Em 1949, no livro “O Segundo Sexo”, Simone de Beauvoir estruturou as bases que definem o feminismo moderno ao discutir a opressão da mulher em um mundo dominado pelo homem.
A França começou 2024 nas manchetes de jornais internacionais por ter se tornado, em março, o primeiro país a prever o acesso ao aborto em sua Constituição. E agora um julgamento tenebroso, acompanhado pelo mundo todo, levanta um questionamento sobre a hipocrisia do país em relação às suas mulheres.
Franceses gostam de se intitular progressistas, mas Dominique Pelicot mostra que por trás dos rótulos mais sedutores existe uma sociedade complexa, marcada por um machismo estrutural como qualquer outra.
Mesmo no país que foi um dos berços das conquistas feministas mais memoráveis da atualidade, não foi possível evitar que atrocidades acontecessem num canto qualquer, tão trivial como Mazan, uma vila tranquila no sul da França.
Entre os 51 homens acusados de estuprar Gisèle Pelicot, além de seu agora ex-marido, estão um motorista de caminhão, um jardineiro, um marceneiro, um gerente de loja, um guarda prisional, um enfermeiro, um especialista em tecnologia que trabalha em um banco, um jornalista local. Muitos têm filhos e são casados.
Os “estupros de Mazan”, como o caso ficou conhecido na França, desconstruíram a ideia de que o agressor é um psicopata, um criminoso alijado da sociedade. Ele pode ser o seu vizinho, seu chefe, seu marido ou até seu pai. E as armas podem ser os remédios escondidos no armário da sua própria casa.
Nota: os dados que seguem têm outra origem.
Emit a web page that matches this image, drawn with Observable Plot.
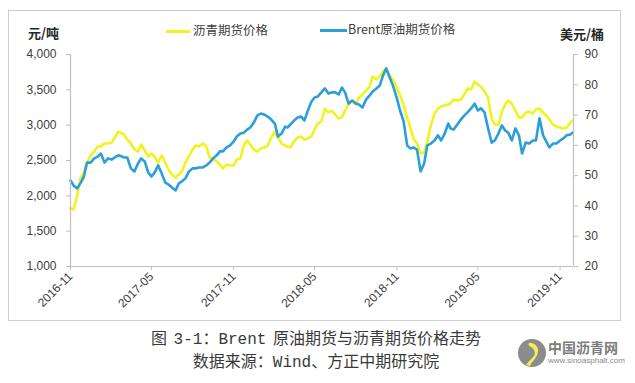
<!DOCTYPE html>
<html>
<head>
<meta charset="utf-8">
<script src="https://cdn.jsdelivr.net/npm/d3@7"></script>
<script src="https://cdn.jsdelivr.net/npm/@observablehq/plot@0.6"></script>
<style>
  html, body { margin: 0; padding: 0; background: #fff; }
  #wrap { position: relative; width: 635px; height: 383px; overflow: hidden; font-family: "Noto Sans CJK SC", sans-serif; }
  #chart { position: absolute; left: 8px; top: 10px; }
  #frame { position: absolute; left: 8px; top: 10px; width: 613px; height: 311px; box-sizing: border-box; border: 1px solid #cfcfcf; pointer-events: none; }
  .abs { position: absolute; white-space: nowrap; line-height: 1; }
  .unit { font-size: 13px; font-weight: bold; color: #262626; }
  .leg { font-size: 12.5px; color: #404040; }
  .sw { position: absolute; height: 3px; }
  .cap { position: absolute; left: 0; width: 632px; text-align: center; font-size: 16px; color: #3a3a3a; line-height: 1;
         font-family: "Liberation Mono", "Noto Sans CJK SC", monospace; }
  .cap .sp { letter-spacing: -3px; }
</style>
</head>
<body>
<div id="wrap">
  <div id="chart"></div>
  <div id="frame"></div>
  <div class="abs unit" style="left:28px;top:26px;">元/吨</div>
  <div class="abs unit" style="left:560px;top:27px;">美元/桶</div>
  <div class="sw" style="left:166px;top:30px;width:24px;background:#f2f21e;"></div>
  <div class="abs leg" style="left:193px;top:24px;">沥青期货价格</div>
  <div class="sw" style="left:320px;top:29px;width:27px;background:#2b9fd9;"></div>
  <div class="abs leg" style="left:348px;top:23px;">Brent原油期货价格</div>
  <div class="cap" style="top:332px;">图<span class="sp"> </span>3-1：Brent<span class="sp"> </span>原油期货与沥青期货价格走势</div>
  <div class="cap" style="top:355px;">数据来源：Wind、方正中期研究院</div>
  <svg class="abs" style="left:517px;top:338px;" width="30" height="30" viewBox="0 0 30 30">
    <circle cx="15" cy="15" r="14" fill="#8c8c8c"/>
    <path d="M9 27 C 14 20, 20 18, 17 12 C 15 8, 10 9, 12 5 C 16 4, 22 8, 21 14 C 20 20, 15 23, 13 28 Z" fill="#f2ee5a"/>
  </svg>
  <div class="abs" style="left:548px;top:340px;font-size:14px;font-weight:bold;color:#7d7d7d;">中国沥青网</div>
  <div class="abs" style="left:548px;top:357px;font-size:8px;color:#8a8a8a;font-family:'Liberation Sans',sans-serif;">www.sinoasphalt.com</div>
</div>
<script>
// ---- data ----
const dates = [
  "2016-11-01","2016-11-08","2016-11-16","2016-11-24",
  "2016-12-01","2016-12-08","2016-12-16","2016-12-24",
  "2017-01-01","2017-01-08","2017-01-16","2017-01-24",
  "2017-02-01","2017-02-08","2017-02-16","2017-02-24",
  "2017-03-01","2017-03-08","2017-03-16","2017-03-24",
  "2017-04-01","2017-04-08","2017-04-16","2017-04-24",
  "2017-05-01","2017-05-08","2017-05-16","2017-05-24",
  "2017-06-01","2017-06-08","2017-06-16","2017-06-24",
  "2017-07-01","2017-07-08","2017-07-16","2017-07-24",
  "2017-08-01","2017-08-08","2017-08-16","2017-08-24",
  "2017-09-01","2017-09-08","2017-09-16","2017-09-24",
  "2017-10-01","2017-10-08","2017-10-16","2017-10-24",
  "2017-11-01","2017-11-08","2017-11-16","2017-11-24",
  "2017-12-01","2017-12-08","2017-12-16","2017-12-24",
  "2018-01-01","2018-01-08","2018-01-16","2018-01-24",
  "2018-02-01","2018-02-08","2018-02-16","2018-02-24",
  "2018-03-01","2018-03-08","2018-03-16","2018-03-24",
  "2018-04-01","2018-04-08","2018-04-16","2018-04-24",
  "2018-05-01","2018-05-08","2018-05-16","2018-05-24",
  "2018-06-01","2018-06-08","2018-06-16","2018-06-24",
  "2018-07-01","2018-07-08","2018-07-16","2018-07-24",
  "2018-08-01","2018-08-08","2018-08-16","2018-08-24",
  "2018-09-01","2018-09-08","2018-09-16","2018-09-24",
  "2018-10-01","2018-10-08","2018-10-16","2018-10-24",
  "2018-11-01","2018-11-08","2018-11-16","2018-11-24",
  "2018-12-01","2018-12-08","2018-12-16","2018-12-24",
  "2019-01-01","2019-01-08","2019-01-16","2019-01-24",
  "2019-02-01","2019-02-08","2019-02-16","2019-02-24",
  "2019-03-01","2019-03-08","2019-03-16","2019-03-24",
  "2019-04-01","2019-04-08","2019-04-16","2019-04-24",
  "2019-05-01","2019-05-08","2019-05-16","2019-05-24",
  "2019-06-01","2019-06-08","2019-06-16","2019-06-24",
  "2019-07-01","2019-07-08","2019-07-16","2019-07-24",
  "2019-08-01","2019-08-08","2019-08-16","2019-08-24",
  "2019-09-01","2019-09-08","2019-09-16","2019-09-24",
  "2019-10-01","2019-10-08","2019-10-16","2019-10-24",
  "2019-11-01","2019-11-08","2019-11-16","2019-11-24",
  "2019-11-29"
];
// 沥青期货价格 (元/吨)
const asphalt = [
  1821,1807,2005,2259, 2330,2472,2571,2627, 2698,2698,2740,2740, 2755,2825,2910,2882,
  2868,2797,2740,2656, 2627,2726,2641,2557, 2599,2557,2472,2571, 2472,2373,2302,2259,
  2302,2344,2472,2557, 2656,2712,2698,2740, 2698,2542,2528,2486, 2443,2387,2443,2429,
  2429,2514,2528,2726, 2783,2726,2656,2627, 2670,2684,2712,2825, 2910,2825,2740,2712,
  2698,2684,2769,2825, 2840,2797,2811,2840, 2939,3023,3052,3236, 3179,3207,3151,3094,
  3108,3207,3292,3349, 3292,3391,3434,3490, 3547,3689,3646,3689, 3759,3802,3703,3632,
  3533,3420,3292,3108, 2967,2811,2740,2599, 2613,2769,2995,3165, 3236,3264,3278,3292,
  3306,3363,3349,3363, 3434,3519,3505,3618, 3575,3547,3476,3391, 3094,3009,3009,3193,
  3292,3349,3306,3207, 3108,3108,3179,3193, 3165,3222,3236,3179, 3137,3080,3009,2981,
  2967,2953,2967,3038, 3066
];
// Brent原油期货价格 (美元/桶)
const brent = [
  48.4,46.7,45.8,47.7, 49.7,54.3,54.3,55.7, 56.3,57.3,54.3,55.7, 55.3,56.0,56.7,56.3,
  56.0,56.0,52.4,51.4, 54.0,55.7,54.7,51.0, 49.7,51.0,53.4,50.7, 47.7,47.1,46.1,45.1,
  47.4,48.1,49.1,51.4, 52.4,52.4,52.7,52.7, 53.4,54.3,55.7,56.7, 58.0,58.0,59.3,60.0,
  61.3,62.9,63.9,64.2, 65.2,65.9,67.5,69.9, 70.5,70.2,69.5,68.5, 67.2,62.9,63.9,66.2,
  65.9,66.9,68.2,69.2, 69.5,68.2,71.5,74.5, 75.8,76.1,77.5,78.8, 77.1,77.5,77.5,76.8,
  79.1,77.5,73.8,74.8, 73.8,73.5,72.5,75.1, 76.5,77.8,78.8,79.8, 83.1,85.4,82.4,79.4,
  75.5,71.5,67.9,60.0, 59.0,59.3,58.6,51.4, 54.0,60.0,60.6,61.6, 63.3,61.6,63.9,67.2,
  65.6,65.2,66.9,68.5, 69.9,70.9,72.2,73.8, 71.5,72.2,70.9,65.6, 60.9,61.6,63.9,66.6,
  64.9,64.2,61.6,65.6, 63.3,57.3,60.9,60.6, 61.6,61.6,68.9,63.3, 61.3,59.3,60.6,60.6,
  61.6,62.3,63.3,63.6, 64.2
];
const leftTicks = [1000, 1500, 2000, 2500, 3000, 3500, 4000];
const rightTicks = [20, 30, 40, 50, 60, 70, 80, 90];
const xTicks = ["2016-11-01","2017-05-01","2017-11-01","2018-05-01","2018-11-01","2019-05-01","2019-11-01"];
const xDomain = ["2016-11-01", "2019-12-01"];

// ---- build ----
const leftDomain = [1000, 4000];
const rightDomain = [20, 90];
const toLeft = v => leftDomain[0] + (v - rightDomain[0]) * (leftDomain[1] - leftDomain[0]) / (rightDomain[1] - rightDomain[0]);
const fromLeft = v => rightDomain[0] + (v - leftDomain[0]) * (rightDomain[1] - rightDomain[0]) / (leftDomain[1] - leftDomain[0]);

const rows = dates.map((d, i) => ({date: new Date(d), asphalt: asphalt[i], brent: brent[i]}));
const axisGrey = "#bfbfbf";
const textCol = "#404040";

const chart = Plot.plot({
  width: 613,
  height: 311,
  marginLeft: 62,
  marginRight: 48,
  marginTop: 44,
  marginBottom: 55,
  style: {fontFamily: "'Liberation Sans', Arial, sans-serif", fontSize: "12px", color: textCol, background: "transparent"},
  x: {type: "utc", domain: xDomain.map(d => new Date(d))},
  y: {domain: leftDomain},
  marks: [
    Plot.line(rows, {x: "date", y: "asphalt", stroke: "#f2f21e", strokeWidth: 2.6}),
    Plot.line(rows, {x: "date", y: d => toLeft(d.brent), stroke: "#2b9fd9", strokeWidth: 2.6}),
    Plot.ruleX([new Date(xDomain[0])], {stroke: axisGrey, strokeWidth: 1.2}),
    Plot.ruleX([new Date(xDomain[1])], {stroke: axisGrey, strokeWidth: 1.2}),
    Plot.ruleY([leftDomain[0]], {stroke: axisGrey, strokeWidth: 1.2}),
    Plot.axisY(leftTicks, {anchor: "left", tickFormat: d3.format(","), tickSize: 4, tickPadding: 10, stroke: axisGrey, fill: textCol, fontSize: 12, label: null}),
    Plot.axisY(rightTicks.map(toLeft), {anchor: "right", tickFormat: v => String(Math.round(fromLeft(v))), tickSize: 4, tickPadding: 7, stroke: axisGrey, fill: textCol, fontSize: 12, label: null}),
    Plot.axisX(xTicks.map(d => new Date(d)), {anchor: "bottom", tickFormat: d3.utcFormat("%Y-%m"), tickRotate: -45, tickSize: 4, tickPadding: 4, stroke: axisGrey, fill: textCol, fontSize: 12, label: null})
  ]
});
document.getElementById("chart").appendChild(chart);
</script>
</body>
</html>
Karim Rissouli, apresentador de um dos principais programas de entrevistas da França, defendeu a necessidade de reflexão “sobre a forma de ser homem”. Nas palavras dele: “De repente, você pode ter 500 caras se deparando com o anúncio: ‘Venha estuprar minha esposa adormecida’, e ninguém avisa a polícia”.
O caso evidencia a necessidade urgente de debates profundos sobre temas como consentimento, a submissão de produtos químicos e estupro intraconjugal.
A Lei francesa define que estupro é um “ato de penetração sexual” cometido “por violência, coerção, ameaça ou surpresa”. Com a repercussão do julgamento de Pelicot, ganha força a iniciativa de parlamentares feministas para alterar a redação para dizer explicitamente que sexo sem consentimento é estupro.
Elas propõem que o texto exprima que o consentimento pode ser retirado a qualquer momento e que o consentimento não pode existir se a agressão sexual for cometida “por abuso de um estado que prejudica o julgamento de outro”.
Caroline Darian, filha de Gisèle e Dominique Pelicot, que também teve fotos íntimas tiradas por seu pai enquanto estava inconsciente, criou a associação M’endors pas, em tradução livre “Não me adormeça”.
A entidade tem o objetivo de alertar sobre a existência e os perigos da submissão química, o ato de drogar alguém com intenção maliciosa.
Darian conta com o apoio da deputada Sandrine Josso, que lidera uma comissão parlamentar sobre submissão química. No ano passado, Josso acusou um senador de ter colocado ecstasy em seu champanhe para cometer agressões sexuais contra ela.
Especialistas acreditam que o julgamento também deve contribuir para aumentar a conscientização sobre o estupro intraconjugal. A coragem de Gisèle Pelicot, que permitiu que seu nome e os vídeos do processo fossem divulgados para que a “vergonha mudasse de lado”, permitiu que o tema fosse discutido com maior clareza por toda a sociedade.
Afinal, é ainda mais difícil para mulheres dizerem que são vítimas de estupro quando isso acontece dentro de casa.
As atrocidades julgadas na França atualmente expõem como os riscos corridos pelas mulheres precisam urgentemente deixar de ser subestimados em qualquer país do mundo.